Незабудка поймала себя на том, что после возвращения Павла стала больше бояться за себя, чем прежде, и не раз уже, в согласии с песней, желала себе если смерти, то мгновенной, если раны — небольшой. Страх увечья был неизмеримо больше страха смерти, хотя и смерти она страшилась теперь на немецкой земле, под немецким небом больше, чем прежде, — ведь вот она, победа, совсем рядом, скоро ее можно будет коснуться рукой. Она признавалась в том, что боится, только самой себе и однажды — Павлу. Ведь каждый день, каждый час война может тебя обезобразить! Ей так страшно теперь стать некрасивой, хромой или там однорукой!
В ее солдатском поведении ничего не изменилось. Она по-прежнему слыла в батальоне «авторитетной» сестрой, которая ходит «скрозь огонь». Но отныне деловитая и милосердная смелость стоила ей больше душевных сил, хотя внешних примет поздней осмотрительности было немного — перестала пренебрегать каской, чаще, чем прежде, «пахала лбом землю» и чаще, лежа под обстрелом, прикрывала спину санитарной сумкой.
Почему же каждый день для нее теперь — канун праздника? Да потому, что она сегодня, а может быть, сию минуту увидит Павла.
Да, бывали счастливые утра, когда она просыпалась рядом с ним. Их головы покоились на одном вещмешке, или она спала, укрытая шинелью, на его плече, на его руке. Хорошо проснуться, когда за оконцем тихий рассвет, когда не нужно сразу вскакивать, торопливо обуваться, хвататься за автомат, за сумку. В каморке светлеет, а она лежит и смотрит на спящего Павла. Он спит смешно, совсем по-детски приложив палец к губам, словно предостерегает ее от чего-то или просит не шуметь — «тс-с-с!». Когда он бодрствует, этот жест ему неведом.

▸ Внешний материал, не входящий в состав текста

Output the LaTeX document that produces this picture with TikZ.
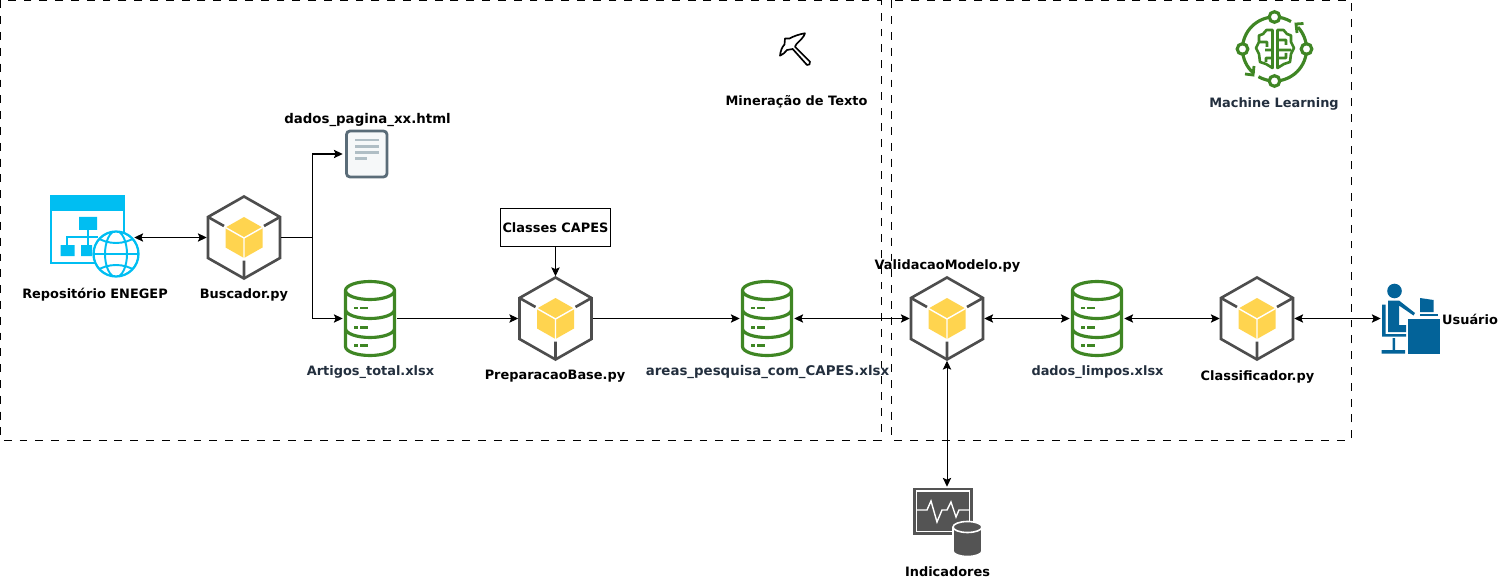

Он проснулся под ее взглядом. Незабудка бережно поцеловала его и спросила:
— Любишь?
— Люблю, — ответил он сонно и улыбнулся. — Разве я не говорил тебе об этом?
— Сегодня не говорил.
— А вчера?
— Вчера говорил.
— Ты подозреваешь, что я ночью разлюбил тебя?
— Этого я не думаю.
— Зачем же тогда повторяться? — спросил он с коротким хриплым смешком. — Я бы, может, и признался снова в своих чувствах. Да боюсь показаться надоедливым.